* _Aim_
Copy exactly the lines that run from the top of the listing to the line containing "import pandas as pd", both ends included, and omit the pictures.

* _Data lines_
============
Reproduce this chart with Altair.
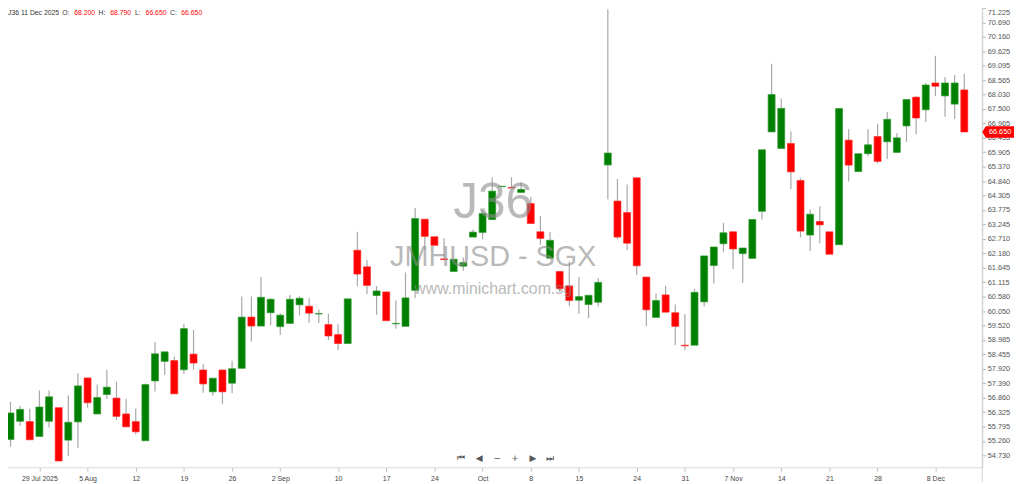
import altair as alt
import pandas as pd

# ---------------- data ----------------
opens = [55.315, 55.985, 55.974, 55.425, 55.985, 56.486, 55.290, 55.963, 57.583, 56.255,
         56.972, 56.840, 56.255, 55.974, 55.268, 57.473, 58.194, 58.223, 57.886, 58.461,
         57.875, 57.071, 57.875, 57.389, 57.938, 59.825, 59.496, 59.986, 59.474, 59.594,
         60.278, 60.227, 59.940, 59.551, 59.181, 58.852, 62.290, 61.679, 60.619, 60.754,
         59.576, 59.485, 60.812, 63.435, 62.787, 61.972, 61.507, 61.705, 62.776, 62.948,
         63.424, 64.630, 64.605, 64.422, 64.009, 62.970, 61.997, 61.507, 60.973, 60.447,
         60.289, 60.373, 65.435, 64.104, 63.680, 64.960, 61.302, 59.814, 60.644, 59.986,
         58.790, 58.790, 60.388, 61.727, 62.531, 62.970, 62.166, 61.990, 63.727, 66.653,
         66.042, 66.225, 64.861, 62.850, 63.351, 62.970, 62.495, 66.350, 65.190, 65.849,
         66.481, 66.288, 65.896, 66.873, 67.933, 67.469, 68.456, 67.981, 67.677, 68.200]
highs = [56.694, 56.559, 56.449, 57.118, 57.118, 56.486, 56.936, 57.755, 57.583, 57.338,
         57.875, 57.448, 56.815, 56.460, 57.374, 58.910, 58.545, 58.362, 59.583, 59.349,
         58.084, 57.572, 57.875, 58.216, 60.582, 60.582, 61.313, 60.520, 59.971, 60.644,
         60.593, 60.520, 60.107, 59.949, 59.558, 60.498, 62.970, 61.935, 60.959, 60.754,
         60.436, 61.471, 63.848, 63.435, 62.787, 62.729, 61.959, 62.019, 63.058, 63.764,
         64.982, 64.650, 64.982, 64.799, 64.250, 63.555, 62.959, 61.507, 61.873, 61.313,
         60.630, 61.266, 71.177, 64.916, 64.715, 64.960, 61.302, 60.692, 60.984, 60.289,
         59.935, 60.864, 62.081, 62.411, 63.299, 62.970, 62.374, 63.424, 65.995, 69.166,
         67.886, 66.664, 64.945, 63.789, 63.910, 62.970, 67.513, 66.756, 65.849, 66.752,
         66.957, 67.385, 66.606, 67.849, 67.970, 68.456, 69.458, 68.665, 68.738, 68.790]
lows = [55.048, 55.816, 55.304, 55.425, 55.754, 54.522, 54.694, 55.012, 56.486, 56.255,
        56.815, 56.036, 55.780, 55.498, 55.268, 57.082, 57.693, 56.998, 57.729, 57.886,
        57.034, 56.925, 56.621, 57.023, 57.938, 58.925, 59.496, 59.521, 59.167, 59.594,
        59.887, 59.620, 59.605, 58.984, 58.607, 58.852, 60.959, 60.681, 59.913, 59.693,
        59.401, 59.485, 60.534, 62.338, 62.473, 61.946, 61.507, 61.533, 62.776, 62.692,
        63.424, 64.630, 64.583, 64.422, 63.277, 62.484, 61.997, 60.739, 60.227, 59.949,
        59.788, 60.227, 64.166, 62.692, 62.301, 61.376, 59.485, 59.814, 60.008, 58.801,
        58.607, 58.790, 60.216, 61.068, 62.217, 61.595, 61.094, 61.990, 63.424, 66.653,
        66.042, 64.543, 62.765, 62.264, 62.546, 62.144, 62.495, 64.825, 65.190, 65.750,
        65.494, 65.655, 65.896, 66.288, 66.569, 67.019, 67.970, 67.213, 67.129, 66.650]
closes = [56.292, 56.424, 55.304, 56.511, 56.888, 54.522, 55.948, 57.290, 56.669, 56.862,
          57.243, 56.167, 55.780, 55.597, 57.338, 58.472, 58.545, 56.998, 59.401, 58.132,
          57.363, 57.572, 57.071, 57.923, 59.825, 59.496, 60.556, 60.483, 59.898, 60.483,
          60.520, 59.971, 59.955, 59.130, 58.852, 60.498, 61.412, 60.995, 60.790, 59.693,
          59.594, 60.534, 63.460, 62.802, 62.473, 61.946, 61.959, 61.836, 62.959, 63.643,
          64.470, 64.650, 64.583, 64.532, 63.277, 62.729, 62.656, 60.875, 60.436, 60.582,
          60.630, 61.105, 65.874, 62.776, 62.550, 61.716, 60.095, 60.436, 60.008, 59.485,
          58.768, 60.739, 62.081, 62.411, 62.934, 62.338, 62.374, 63.424, 65.995, 68.032,
          67.520, 65.179, 62.996, 63.618, 63.226, 62.144, 67.513, 65.428, 65.849, 66.178,
          65.567, 67.118, 66.434, 67.849, 67.165, 68.383, 68.336, 68.456, 68.456, 66.650]

tick_index = [3, 8, 13, 18, 23, 28, 34, 39, 44, 49, 54, 59, 65, 70, 75, 80, 85, 90, 96]
tick_labels = ["29 Jul 2025", "5 Aug", "12", "19", "26", "2 Sep", "10", "17", "24", "Oct",
               "8", "15", "24", "31", "7 Nov", "14", "21", "28", "8 Dec"]
y_ticks = [71.225, 70.690, 70.160, 69.625, 69.095, 68.565, 68.030, 67.500, 66.965, 66.435,
           65.905, 65.370, 64.840, 64.305, 63.775, 63.245, 62.710, 62.180, 61.645, 61.115,
           60.580, 60.050, 59.520, 58.985, 58.455, 57.920, 57.390, 56.860, 56.325, 55.795,
           55.260, 54.730]

header_black = ["J36", "11 Dec 2025", "O:", "H:", "L:", "C:"]
header_red = ["68.200", "68.790", "66.650", "66.650"]
watermark = ["J36", "JMHUSD - SGX", "www.minichart.com.sg"]
nav_icons = ["⏮", "◀", "−", "+", "▶", "⏭"]

# ---------------- table ----------------
dates = [d for d in pd.bdate_range("2025-07-24", "2025-12-11") if d != pd.Timestamp("2025-10-20")]
df = pd.DataFrame({
    "i": list(range(len(opens))),
    "date": [d.strftime("%d %b %Y") for d in dates[:len(opens)]],
    "open": opens, "high": highs, "low": lows, "close": closes,
})
df["dir"] = ["up" if c >= o else "down" for o, c in zip(opens, closes)]

FONT = "Liberation Sans"
xscale = alt.Scale(domain=[-0.568, 100.35], nice=False, zero=False)
yscale = alt.Scale(domain=[54.291, 71.444], nice=False, zero=False)

label_expr = " : ".join(f"datum.value == {i} ? '{l}'" for i, l in zip(tick_index, tick_labels)) + " : ''"

xaxis = alt.Axis(values=tick_index, labelExpr=label_expr, grid=False, title=None,
                 domainColor="#dcdcdc", tickColor="#c0c0c0", tickSize=4,
                 labelFontSize=7, labelColor="#444444", labelFont=FONT, labelPadding=3,
                 labelFlush=False, labelOverlap=False)
yaxis = alt.Axis(orient="right", values=y_ticks, format=".3f", grid=False, title=None,
                 domainColor="#d0d0d0", tickColor="#b0b0b0", tickSize=3,
                 labelFontSize=7.4, labelColor="#555555", labelFont=FONT, labelPadding=2,
                 labelOverlap=False, labelFlush=False, labelBound=False,
                 labelOffset={"condition": {"test": "datum.value > 71", "value": 5}, "value": 0})

base = alt.Chart(df)

wicks = base.mark_rule(color="#a8a8a8", strokeWidth=1.2).encode(
    x=alt.X("i:Q", scale=xscale, axis=xaxis),
    y=alt.Y("low:Q", scale=yscale, axis=yaxis),
    y2="high:Q",
)

bodies = base.mark_bar(size=7, strokeWidth=0.7).encode(
    x=alt.X("i:Q", scale=xscale, axis=xaxis),
    y=alt.Y("open:Q", scale=yscale, axis=yaxis),
    y2="close:Q",
    color=alt.Color("dir:N", scale=alt.Scale(domain=["up", "down"], range=["#008000", "#ff0000"]), legend=None),
    stroke=alt.Stroke("dir:N", scale=alt.Scale(domain=["up", "down"], range=["#2f9a2f", "#ff2a2a"]), legend=None),
    tooltip=["date", "open", "high", "low", "close"],
)

one = pd.DataFrame({"p": [closes[-1]], "t": [f"{closes[-1]:.3f}"]})

# watermark
wm_layers = []
for txt, yv, fs in zip(watermark, [203, 257, 289], [50, 29, 16]):
    wm_layers.append(
        alt.Chart(one).mark_text(text=txt, fontSize=fs, font=FONT, color="#8c8c8c", opacity=0.6,
                                 align="center", baseline="middle")
        .encode(x=alt.value(497), y=alt.value(yv))
    )

# price tag on the right axis
tag_shape = "M-1,0 L-0.78,-0.36 L1,-0.36 L1,0.36 L-0.78,0.36 Z"
tag = alt.Chart(one).mark_point(shape=tag_shape, size=1024, filled=True, color="#ff0000", opacity=1,
                                strokeWidth=0).encode(
    x=alt.value(1006), y=alt.Y("p:Q", scale=yscale, axis=yaxis))
tag_text = alt.Chart(one).mark_text(color="white", fontSize=7.4, font=FONT, align="center",
                                    baseline="middle").encode(
    x=alt.value(1008), y=alt.Y("p:Q", scale=yscale, axis=yaxis), text="t:N")

# right border line
border = alt.Chart(one).mark_rule(color="#d0d0d0", strokeWidth=1).encode(
    x=alt.value(990), y=alt.value(0), y2=alt.value(484))

# header
hdr_layers = []
for txt, xv in zip(header_black, [8, 21, 62.7, 99.3, 136, 171.3]):
    hdr_layers.append(alt.Chart(one).mark_text(text=txt, fontSize=6.9, font=FONT, color="#333333",
                                               align="left", baseline="middle")
                      .encode(x=alt.value(xv), y=alt.value(11)))
for txt, xv in zip(header_red, [74.7, 111, 146.7, 182.7]):
    hdr_layers.append(alt.Chart(one).mark_text(text=txt, fontSize=6.9, font=FONT, color="#ff0000",
                                               align="left", baseline="middle")
                      .encode(x=alt.value(xv), y=alt.value(11)))

# navigation icons
nav_layers = []
for txt, xv in zip(nav_icons, [465, 483, 501, 519, 537, 554]):
    nav_layers.append(alt.Chart(one).mark_text(text=txt, fontSize=9, font="DejaVu Sans", color="#555555",
                                               align="center", baseline="middle")
                      .encode(x=alt.value(xv), y=alt.value(460)))

chart = alt.layer(
    wicks, bodies, *wm_layers, border, tag, tag_text, *hdr_layers, *nav_layers
).properties(
    width=990, height=469,
    autosize=alt.AutoSizeParams(type="none"),
    padding={"left": -8, "top": -8, "right": 34, "bottom": 15},
    background="white",
).configure_view(stroke=None)

chart.save("out.html", embed_options={"renderer": "svg", "actions": False})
============
* _Result of the task_
Reproduce this chart with Altair.
import altair as alt
import pandas as pd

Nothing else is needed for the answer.